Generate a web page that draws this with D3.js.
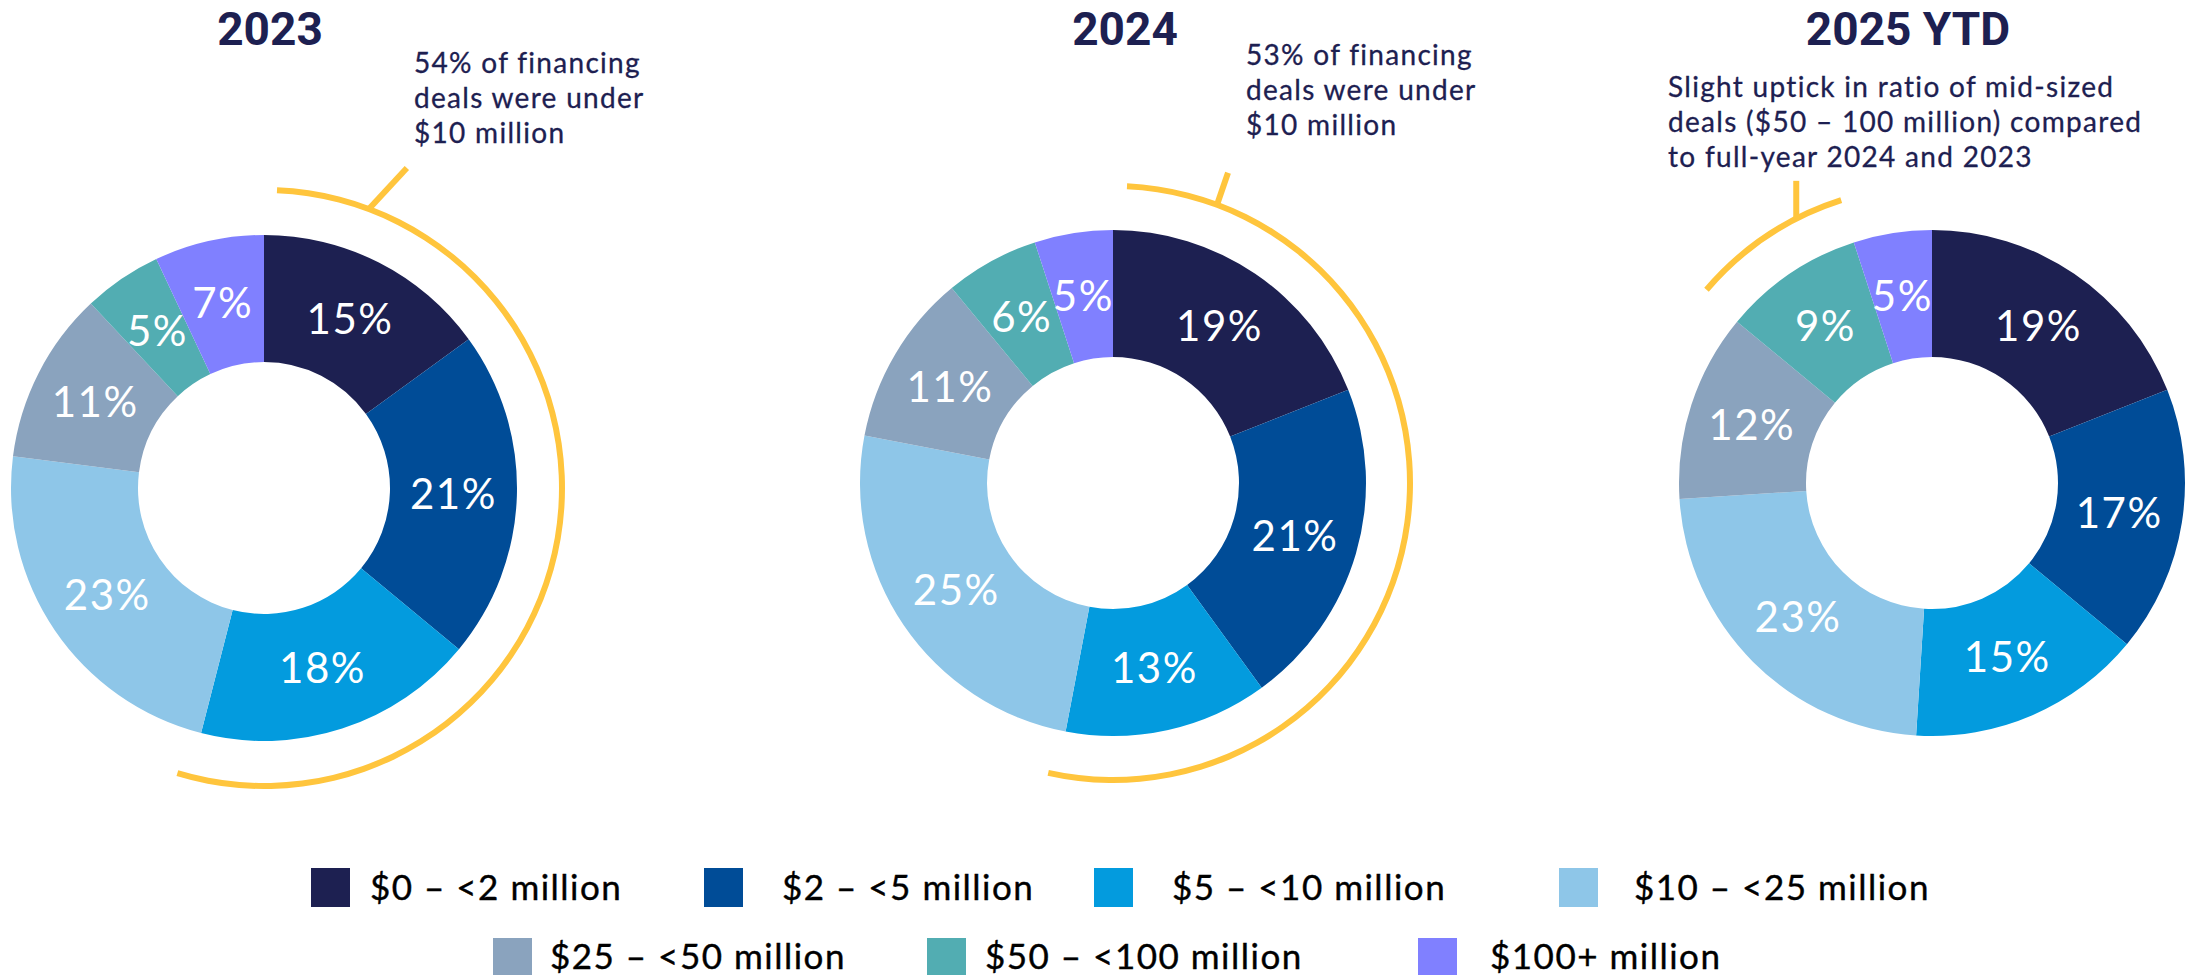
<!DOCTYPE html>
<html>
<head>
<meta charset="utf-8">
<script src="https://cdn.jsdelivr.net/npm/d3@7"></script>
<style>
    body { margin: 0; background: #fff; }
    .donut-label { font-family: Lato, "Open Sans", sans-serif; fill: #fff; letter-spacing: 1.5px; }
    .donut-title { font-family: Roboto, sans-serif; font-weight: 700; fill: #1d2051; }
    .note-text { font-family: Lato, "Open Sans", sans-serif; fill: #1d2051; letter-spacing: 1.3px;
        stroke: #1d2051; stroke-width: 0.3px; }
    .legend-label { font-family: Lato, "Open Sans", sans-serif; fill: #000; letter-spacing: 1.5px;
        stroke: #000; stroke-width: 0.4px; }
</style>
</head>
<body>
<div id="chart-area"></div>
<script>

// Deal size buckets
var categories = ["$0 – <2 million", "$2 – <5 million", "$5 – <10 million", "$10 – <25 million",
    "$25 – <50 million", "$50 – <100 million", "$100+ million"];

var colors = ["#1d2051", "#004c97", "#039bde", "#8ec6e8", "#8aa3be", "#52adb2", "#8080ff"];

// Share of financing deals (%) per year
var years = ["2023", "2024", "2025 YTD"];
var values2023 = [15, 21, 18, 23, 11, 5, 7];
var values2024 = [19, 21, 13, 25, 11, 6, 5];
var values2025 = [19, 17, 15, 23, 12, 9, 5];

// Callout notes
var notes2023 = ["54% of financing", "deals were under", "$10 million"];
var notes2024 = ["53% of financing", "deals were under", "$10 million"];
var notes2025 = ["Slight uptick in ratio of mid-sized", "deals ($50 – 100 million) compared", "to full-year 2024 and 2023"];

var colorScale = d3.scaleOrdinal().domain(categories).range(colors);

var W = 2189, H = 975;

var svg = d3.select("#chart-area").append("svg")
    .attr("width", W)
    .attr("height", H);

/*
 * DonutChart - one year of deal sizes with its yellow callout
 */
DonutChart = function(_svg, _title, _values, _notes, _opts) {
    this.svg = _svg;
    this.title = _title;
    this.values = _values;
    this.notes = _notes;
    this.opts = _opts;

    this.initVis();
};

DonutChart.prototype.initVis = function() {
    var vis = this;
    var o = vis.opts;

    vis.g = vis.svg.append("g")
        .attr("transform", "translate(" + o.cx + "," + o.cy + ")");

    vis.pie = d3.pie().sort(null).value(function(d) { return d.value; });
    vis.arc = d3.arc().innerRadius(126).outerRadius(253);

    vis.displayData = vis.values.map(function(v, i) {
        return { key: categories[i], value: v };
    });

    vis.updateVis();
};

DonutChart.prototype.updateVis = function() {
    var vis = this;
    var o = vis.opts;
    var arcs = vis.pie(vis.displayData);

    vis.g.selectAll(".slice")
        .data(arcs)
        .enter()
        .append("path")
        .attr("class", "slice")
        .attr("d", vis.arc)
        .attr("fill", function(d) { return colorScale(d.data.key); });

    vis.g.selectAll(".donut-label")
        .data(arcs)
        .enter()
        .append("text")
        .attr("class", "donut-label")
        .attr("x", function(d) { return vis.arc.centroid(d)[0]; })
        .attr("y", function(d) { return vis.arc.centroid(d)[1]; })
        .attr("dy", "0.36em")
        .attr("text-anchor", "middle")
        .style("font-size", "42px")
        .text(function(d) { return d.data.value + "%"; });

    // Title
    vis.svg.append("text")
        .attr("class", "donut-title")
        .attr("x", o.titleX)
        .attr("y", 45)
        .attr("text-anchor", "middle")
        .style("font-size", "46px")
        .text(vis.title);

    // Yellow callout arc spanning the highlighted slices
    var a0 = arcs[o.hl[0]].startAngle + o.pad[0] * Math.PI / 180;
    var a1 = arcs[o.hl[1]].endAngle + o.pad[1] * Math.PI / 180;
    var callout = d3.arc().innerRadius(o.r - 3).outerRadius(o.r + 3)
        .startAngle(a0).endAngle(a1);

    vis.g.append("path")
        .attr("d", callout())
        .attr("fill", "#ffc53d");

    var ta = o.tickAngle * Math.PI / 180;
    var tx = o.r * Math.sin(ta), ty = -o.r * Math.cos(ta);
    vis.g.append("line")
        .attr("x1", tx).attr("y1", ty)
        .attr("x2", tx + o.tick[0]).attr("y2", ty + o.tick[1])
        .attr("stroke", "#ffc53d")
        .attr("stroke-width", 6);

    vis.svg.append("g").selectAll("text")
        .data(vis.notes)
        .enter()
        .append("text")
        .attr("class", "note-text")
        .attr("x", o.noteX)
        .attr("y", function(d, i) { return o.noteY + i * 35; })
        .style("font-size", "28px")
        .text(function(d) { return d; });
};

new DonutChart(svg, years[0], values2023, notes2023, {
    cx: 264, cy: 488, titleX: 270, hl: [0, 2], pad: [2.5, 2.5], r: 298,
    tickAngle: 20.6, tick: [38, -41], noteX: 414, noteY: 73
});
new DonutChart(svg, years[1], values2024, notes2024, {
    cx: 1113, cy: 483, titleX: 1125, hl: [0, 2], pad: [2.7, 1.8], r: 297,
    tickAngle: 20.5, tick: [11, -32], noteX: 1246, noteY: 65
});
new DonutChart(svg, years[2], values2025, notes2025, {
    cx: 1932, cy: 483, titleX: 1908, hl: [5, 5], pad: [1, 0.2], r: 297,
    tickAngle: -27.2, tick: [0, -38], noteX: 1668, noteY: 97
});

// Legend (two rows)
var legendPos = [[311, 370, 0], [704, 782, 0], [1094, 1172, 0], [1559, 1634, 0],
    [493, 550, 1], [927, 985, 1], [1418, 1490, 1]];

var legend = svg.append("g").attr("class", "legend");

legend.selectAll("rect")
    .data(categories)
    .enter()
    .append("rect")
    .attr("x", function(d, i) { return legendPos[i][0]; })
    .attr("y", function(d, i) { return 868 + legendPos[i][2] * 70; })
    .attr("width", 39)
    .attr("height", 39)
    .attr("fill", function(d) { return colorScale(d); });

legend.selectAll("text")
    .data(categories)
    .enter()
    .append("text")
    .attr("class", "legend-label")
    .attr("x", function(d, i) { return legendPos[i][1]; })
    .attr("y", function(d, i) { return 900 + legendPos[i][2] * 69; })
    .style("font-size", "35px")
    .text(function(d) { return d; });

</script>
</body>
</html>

+ + +

• **Your task**
Retype everything in the material word for word, minus pictures.

• **Answer to the task**
Generate a web page that draws this with D3.js.
<!DOCTYPE html>
<html>
<head>
<meta charset="utf-8">
<script src="https://cdn.jsdelivr.net/npm/d3@7"></script>
<style>
    body { margin: 0; background: #fff; }
    .donut-label { font-family: Lato, "Open Sans", sans-serif; fill: #fff; letter-spacing: 1.5px; }
    .donut-title { font-family: Roboto, sans-serif; font-weight: 700; fill: #1d2051; }
    .note-text { font-family: Lato, "Open Sans", sans-serif; fill: #1d2051; letter-spacing: 1.3px;
        stroke: #1d2051; stroke-width: 0.3px; }
    .legend-label { font-family: Lato, "Open Sans", sans-serif; fill: #000; letter-spacing: 1.5px;
        stroke: #000; stroke-width: 0.4px; }
</style>
</head>
<body>
<div id="chart-area"></div>
<script>

// Deal size buckets
var categories = ["$0 – <2 million", "$2 – <5 million", "$5 – <10 million", "$10 – <25 million",
    "$25 – <50 million", "$50 – <100 million", "$100+ million"];

var colors = ["#1d2051", "#004c97", "#039bde", "#8ec6e8", "#8aa3be", "#52adb2", "#8080ff"];

// Share of financing deals (%) per year
var years = ["2023", "2024", "2025 YTD"];
var values2023 = [15, 21, 18, 23, 11, 5, 7];
var values2024 = [19, 21, 13, 25, 11, 6, 5];
var values2025 = [19, 17, 15, 23, 12, 9, 5];

// Callout notes
var notes2023 = ["54% of financing", "deals were under", "$10 million"];
var notes2024 = ["53% of financing", "deals were under", "$10 million"];
var notes2025 = ["Slight uptick in ratio of mid-sized", "deals ($50 – 100 million) compared", "to full-year 2024 and 2023"];

var colorScale = d3.scaleOrdinal().domain(categories).range(colors);

var W = 2189, H = 975;

var svg = d3.select("#chart-area").append("svg")
    .attr("width", W)
    .attr("height", H);

/*
 * DonutChart - one year of deal sizes with its yellow callout
 */
DonutChart = function(_svg, _title, _values, _notes, _opts) {
    this.svg = _svg;
    this.title = _title;
    this.values = _values;
    this.notes = _notes;
    this.opts = _opts;

    this.initVis();
};

DonutChart.prototype.initVis = function() {
    var vis = this;
    var o = vis.opts;

    vis.g = vis.svg.append("g")
        .attr("transform", "translate(" + o.cx + "," + o.cy + ")");

    vis.pie = d3.pie().sort(null).value(function(d) { return d.value; });
    vis.arc = d3.arc().innerRadius(126).outerRadius(253);

    vis.displayData = vis.values.map(function(v, i) {
        return { key: categories[i], value: v };
    });

    vis.updateVis();
};

DonutChart.prototype.updateVis = function() {
    var vis = this;
    var o = vis.opts;
    var arcs = vis.pie(vis.displayData);

    vis.g.selectAll(".slice")
        .data(arcs)
        .enter()
        .append("path")
        .attr("class", "slice")
        .attr("d", vis.arc)
        .attr("fill", function(d) { return colorScale(d.data.key); });

    vis.g.selectAll(".donut-label")
        .data(arcs)
        .enter()
        .append("text")
        .attr("class", "donut-label")
        .attr("x", function(d) { return vis.arc.centroid(d)[0]; })
        .attr("y", function(d) { return vis.arc.centroid(d)[1]; })
        .attr("dy", "0.36em")
        .attr("text-anchor", "middle")
        .style("font-size", "42px")
        .text(function(d) { return d.data.value + "%"; });

    // Title
    vis.svg.append("text")
        .attr("class", "donut-title")
        .attr("x", o.titleX)
        .attr("y", 45)
        .attr("text-anchor", "middle")
        .style("font-size", "46px")
        .text(vis.title);

    // Yellow callout arc spanning the highlighted slices
    var a0 = arcs[o.hl[0]].startAngle + o.pad[0] * Math.PI / 180;
    var a1 = arcs[o.hl[1]].endAngle + o.pad[1] * Math.PI / 180;
    var callout = d3.arc().innerRadius(o.r - 3).outerRadius(o.r + 3)
        .startAngle(a0).endAngle(a1);

    vis.g.append("path")
        .attr("d", callout())
        .attr("fill", "#ffc53d");

    var ta = o.tickAngle * Math.PI / 180;
    var tx = o.r * Math.sin(ta), ty = -o.r * Math.cos(ta);
    vis.g.append("line")
        .attr("x1", tx).attr("y1", ty)
        .attr("x2", tx + o.tick[0]).attr("y2", ty + o.tick[1])
        .attr("stroke", "#ffc53d")
        .attr("stroke-width", 6);

    vis.svg.append("g").selectAll("text")
        .data(vis.notes)
        .enter()
        .append("text")
        .attr("class", "note-text")
        .attr("x", o.noteX)
        .attr("y", function(d, i) { return o.noteY + i * 35; })
        .style("font-size", "28px")
        .text(function(d) { return d; });
};

new DonutChart(svg, years[0], values2023, notes2023, {
    cx: 264, cy: 488, titleX: 270, hl: [0, 2], pad: [2.5, 2.5], r: 298,
    tickAngle: 20.6, tick: [38, -41], noteX: 414, noteY: 73
});
new DonutChart(svg, years[1], values2024, notes2024, {
    cx: 1113, cy: 483, titleX: 1125, hl: [0, 2], pad: [2.7, 1.8], r: 297,
    tickAngle: 20.5, tick: [11, -32], noteX: 1246, noteY: 65
});
new DonutChart(svg, years[2], values2025, notes2025, {
    cx: 1932, cy: 483, titleX: 1908, hl: [5, 5], pad: [1, 0.2], r: 297,
    tickAngle: -27.2, tick: [0, -38], noteX: 1668, noteY: 97
});

// Legend (two rows)
var legendPos = [[311, 370, 0], [704, 782, 0], [1094, 1172, 0], [1559, 1634, 0],
    [493, 550, 1], [927, 985, 1], [1418, 1490, 1]];

var legend = svg.append("g").attr("class", "legend");

legend.selectAll("rect")
    .data(categories)
    .enter()
    .append("rect")
    .attr("x", function(d, i) { return legendPos[i][0]; })
    .attr("y", function(d, i) { return 868 + legendPos[i][2] * 70; })
    .attr("width", 39)
    .attr("height", 39)
    .attr("fill", function(d) { return colorScale(d); });

legend.selectAll("text")
    .data(categories)
    .enter()
    .append("text")
    .attr("class", "legend-label")
    .attr("x", function(d, i) { return legendPos[i][1]; })
    .attr("y", function(d, i) { return 900 + legendPos[i][2] * 69; })
    .style("font-size", "35px")
    .text(function(d) { return d; });

</script>
</body>
</html>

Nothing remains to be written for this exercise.